When I returned to PGH, the three burn patients were not there anymore for, according to an attending nurse, an American philanthropist sponsored their treatment abroad. And I was very happy. In fact, I met the said philanthropist in Manila.
On January 25, 1988, on the eve of my birthday, I was at San Lazaro Hospital (SLH) in Manila. I was assisting Alvin Caccam Doloritos, a scholar of the Pamantasan ng Lungsod ng Maynila, of 606 K. Tirso Cruz Street in Gagalangin, Tondo, Manila, who was hit by a passenger jeepney. The driver did not have a second thought about speeding away, leaving his victim still unconscious and bloodied on the pavement. We first brought the victim to PGH (at that time Ms.

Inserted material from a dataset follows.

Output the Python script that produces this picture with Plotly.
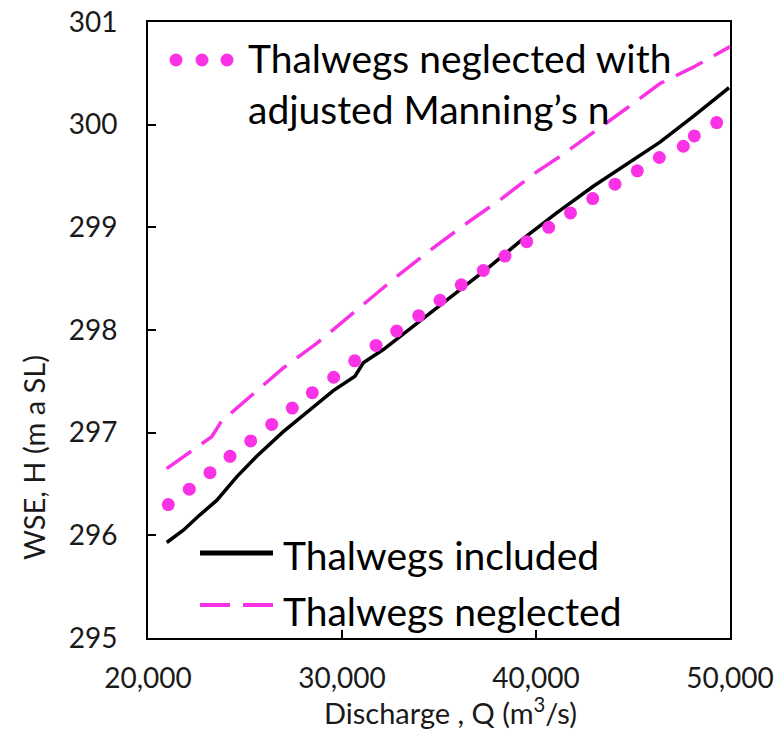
import plotly.graph_objects as go

# ---------------- data ----------------
q_included = [20964, 21820, 22680, 23541, 24572, 25603, 26974, 28351, 29552, 30670,
              31098, 32129, 34191, 35912, 37629, 39345, 41067, 42954, 44675, 46392,
              48108, 49950]
h_included = [295.93, 296.05, 296.20, 296.34, 296.57, 296.77, 297.01, 297.22, 297.41, 297.55,
              297.68, 297.81, 298.11, 298.36, 298.62, 298.89, 299.14, 299.40, 299.62, 299.83,
              300.08, 300.36]

q_neglected = [20964, 22165, 22851, 23284, 23784, 25258, 26974, 28696, 30155, 32820,
               34706, 36428, 38232, 40036, 41237, 42954, 44675, 46392, 48108, 50000]
h_neglected = [296.65, 296.81, 296.91, 296.96, 297.11, 297.35, 297.63, 297.87, 298.10, 298.52,
               298.80, 299.04, 299.28, 299.54, 299.69, 299.92, 300.16, 300.40, 300.56, 300.76]

q_adjusted = [21046, 22129, 23196, 24227, 25294, 26376, 27438, 28469, 29572, 30655,
              31753, 32820, 33954, 35052, 36149, 37284, 38402, 39521, 40655, 41778,
              42923, 44072, 45222, 46356, 47593, 48160, 49314]
h_adjusted = [296.30, 296.45, 296.61, 296.77, 296.92, 297.08, 297.24, 297.39, 297.54, 297.70,
              297.85, 297.99, 298.14, 298.29, 298.44, 298.58, 298.72, 298.86, 299.00, 299.14,
              299.28, 299.42, 299.55, 299.68, 299.79, 299.89, 300.02]

x_ticks = [20000, 30000, 40000, 50000]
x_tick_text = ["20,000", "30,000", "40,000", "50,000"]
y_ticks = [295, 296, 297, 298, 299, 300, 301]

name_included = "Thalwegs included"
name_neglected = "Thalwegs neglected"
name_adjusted = "Thalwegs neglected with<br>adjusted Manning’s n"
x_title = "Discharge , Q (m<sup>3</sup>/s)"
y_title = "WSE, H (m a SL)"

# ---------------- style ----------------
W, H = 778, 730
L, R, T, B = 148, 48, 22, 92
PW, PH = W - L - R, H - T - B
MAGENTA = "#F932E6"
TXT = "#1a1a1a"
FONT = "Lato"
LEG_SIZE = 39
TITLE_SIZE = 29


def px(x):
    return (x - L) / PW


def py(y):
    return (H - B - y) / PH


fig = go.Figure()
fig.add_trace(go.Scatter(x=q_included, y=h_included, mode="lines", name=name_included,
                         line=dict(color="black", width=3.5), showlegend=False))
fig.add_trace(go.Scatter(x=q_neglected, y=h_neglected, mode="lines", name=name_neglected,
                         line=dict(color=MAGENTA, width=3.5, dash="30px,13px"), showlegend=False))
fig.add_trace(go.Scatter(x=q_adjusted, y=h_adjusted, mode="markers", name=name_adjusted,
                         marker=dict(color=MAGENTA, size=13), showlegend=False))

shapes = []
# legend glyphs
for cx in (176, 202, 227):
    shapes.append(dict(type="circle", xref="paper", yref="paper",
                       x0=px(cx - 6.5), x1=px(cx + 6.5), y0=py(60 + 6.5), y1=py(60 - 6.5),
                       fillcolor=MAGENTA, line=dict(width=0)))
shapes.append(dict(type="line", xref="paper", yref="paper", x0=px(200), x1=px(273),
                   y0=py(553), y1=py(553), line=dict(color="black", width=5)))
shapes.append(dict(type="line", xref="paper", yref="paper", x0=px(200), x1=px(273),
                   y0=py(605), y1=py(605),
                   line=dict(color=MAGENTA, width=4, dash="30px,13px")))

annotations = [
    dict(text=name_adjusted, xref="paper", yref="paper", x=px(246), y=py(33),
         xanchor="left", yanchor="top", showarrow=False, align="left",
         font=dict(family=FONT, size=LEG_SIZE, color="black")),
    dict(text=name_included, xref="paper", yref="paper", x=px(281), y=py(555),
         xanchor="left", yanchor="middle", showarrow=False, align="left",
         font=dict(family=FONT, size=LEG_SIZE, color="black")),
    dict(text=name_neglected, xref="paper", yref="paper", x=px(281), y=py(611),
         xanchor="left", yanchor="middle", showarrow=False, align="left",
         font=dict(family=FONT, size=LEG_SIZE, color="black")),
    dict(text=x_title, xref="paper", yref="paper", x=px(450), y=py(711),
         xanchor="center", yanchor="middle", showarrow=False,
         font=dict(family=FONT, size=TITLE_SIZE, color=TXT)),
    dict(text=y_title, xref="paper", yref="paper", x=px(33), y=py(458),
         xanchor="center", yanchor="middle", showarrow=False, textangle=-90,
         font=dict(family=FONT, size=TITLE_SIZE, color=TXT)),
]

fig.update_layout(
    width=W, height=H,
    margin=dict(l=L, r=R, t=T, b=B, autoexpand=False),
    paper_bgcolor="white", plot_bgcolor="white",
    font=dict(family=FONT, color=TXT),
    shapes=shapes, annotations=annotations,
    showlegend=False,
)
fig.update_xaxes(range=[20000, 50000], tickvals=x_ticks, ticktext=x_tick_text,
                 ticks="inside", ticklen=8, tickwidth=1.5, tickcolor="black",
                 showline=True, linecolor="black", linewidth=2, mirror=True,
                 showgrid=False, zeroline=False, ticklabelstandoff=14, automargin=False,
                 tickfont=dict(family=FONT, size=28, color=TXT))
fig.update_yaxes(range=[295, 301], tickvals=y_ticks,
                 ticks="inside", ticklen=8, tickwidth=1.5, tickcolor="black",
                 showline=True, linecolor="black", linewidth=2, mirror=True,
                 showgrid=False, zeroline=False, ticklabelstandoff=23, automargin=False,
                 tickfont=dict(family=FONT, size=28, color=TXT))

fig.write_html("out.html")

Dana Batnag, then a reporter from the Manila Chronicle where I also contributed articles, arrived at the hospital after I talked to her over the phone to report the incident), but later, the doctors advised us to transfer the bumped victim to SLH. As expected I was asked so many questions as if I were a relative of the poor, hit-and-run victim. I was told to do the usual routine, from the information desk to the emergency room, to the x-ray room and so forth.
After going through the red tape which must have lasted until around midnight, we decided to report the incident to the police so that they they could inform the relatives and family. We proceeded to the traffic bureau on Atlanta Street in Port Area, Manila. It was January 26 (my birthday), in the wee hours of the morning.
The police promised us that they would contact the relatives immediately, but to my knowledge, several hours had passed and the doctors were still unable to talk to any relative or nearest kin. Hours passed and still no parents, no relatives came to Alvin’s rescue. Alvin was still in limbo, where patients would simply wait for death to come. I became very impatient for the police authority’s slow action. Later, I decided to act on my own.
My search for Alvin’s kin, at these crucial moments, was like experiencing Homer’s Odyssey in Tondo, a place which was believed unsafe by common folk. I scoured the entire Gagalangin, Tondo – not a squatter area at all as what some people might think it is. At 606 K. Tirso Cruz Street, maybe by God’s will, I met finally Alvin’s mother. Inside the spacious and comfortable house, she appeared to be a real spartan, keeping her emotions to herself. She rushed to the San Lazaro Hospital where another child of hers worked as an aide, but to no avail. I learned later that Alvin passed away that fateful day. He died in his mother’s arms. A few days after, I accompanied Alvin’s mother to DZMM, where she pleaded to the culprit to surrender.
In later years, I made a personal request to some showbiz celebrities and friends I featured to donate whatever they could to ABS-CBN’s “Bahay Kalinga”, a public-service TV program that assisted sick children. It was then hosted by Vicky Garchitorena and the late Frankie Evangelista (Gretchen Tanada Ocampo-Recto, granddaughter of the late Sen. Lorenzo Tanada, was then the executive producer). I was ABS-CBN’s Bahay Kalinga volunteer public relations officer.
I also tried to help Rechelle Garcia, a one-year-old child who had no anus, through the late Betty Go-Belmonte’s column “Pebbles” of the Philippine Star by giving my one-half month salary from the Office of the President’s Office of the Press Secretary where I worked as Information Officer III in Malacanang.